To combat these problems, insulated conventional pipe or
pipe-in-pipe, towed bundles with heated pipelines, and other "hot
flow" solutions are installed. This does help ensure production,
but the cost is very high and some technologies, such as towed
bundles, have practical length limits. Such lines can easily cost
$1 to $2 million a mile, putting it out of reach of a marginal
field budget.
Another problem with extended tiebacks, which is what would exist
in ultra deepwater where potential host facilities are easily 60 to
100 miles away, is communication with the subsea and subsurface
equipment. Communication and control are traditionally achieved
either by direct hydraulics or a combination of hydraulic supply
and multiplex systems that uses an electrical signal to actuate a
hydraulic system at the remote location. Direct hydraulics over
this distance would require expensive, high-pressure steel lines to
transport the fluid quickly and efficiently and even then the
response time would be in the order of minutes. There also is a
problem with degradation of the electrical signal over such
lengths. This also interferes with the multiplex system and
requires the installation of repeaters along the length. While
these problems can be overcome the solutions are not
inexpensive.
A third major hurdle to cost-effective deepwater tiebacks is well
intervention. A floating rig that can operate in ultra deepwater is
not only very expensive, more than $200,000 a day, but also
difficult to secure since there are a limited number of such
vessels. It doesn't take much imagination to envisage a situation
in which an otherwise economically viable project is driven deep
into the red by an unexpected workover. Anticipation of such
expensive intervention has shelved many deep water projects.

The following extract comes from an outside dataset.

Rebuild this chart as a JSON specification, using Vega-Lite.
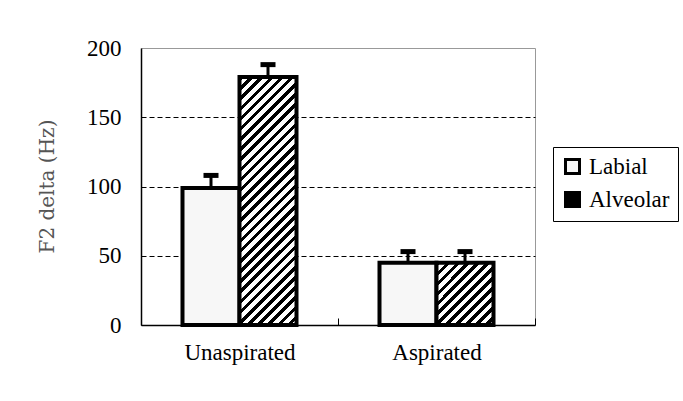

While an overall estimated 40% of deep water finds exceed 100
million bbl, by comparison, only 10% of the fields in the Gulf of
Mexico shelf are greater than 100 million barrels of recoverable
oil equivalent. Further, 50-100 million bbl fields would be
considered respectable if they were located in conventional water
depths. The problem with the fields is not the reserves, but the
cost of recovering them using traditional approaches, such as the
subsea tieback. Hence, it would be desirable to recover reserves as
low as 25 million bbl range using economical, non-traditional
approaches.
Pigging such a single line system could be accomplished using a
subsea pig launcher and/or gel pigs. Gel pigs could be launched
down a riser from a work vessel that mixes the gel and through the
pipeline system to the host platform. In the case of a planned
shut-in, the downhole tubing and flowline can be treated with
methanol or glycol to avoid hydrate formation to in the stagnant
flow condition.
Hence a suitable device for the storage of methanol (for injection)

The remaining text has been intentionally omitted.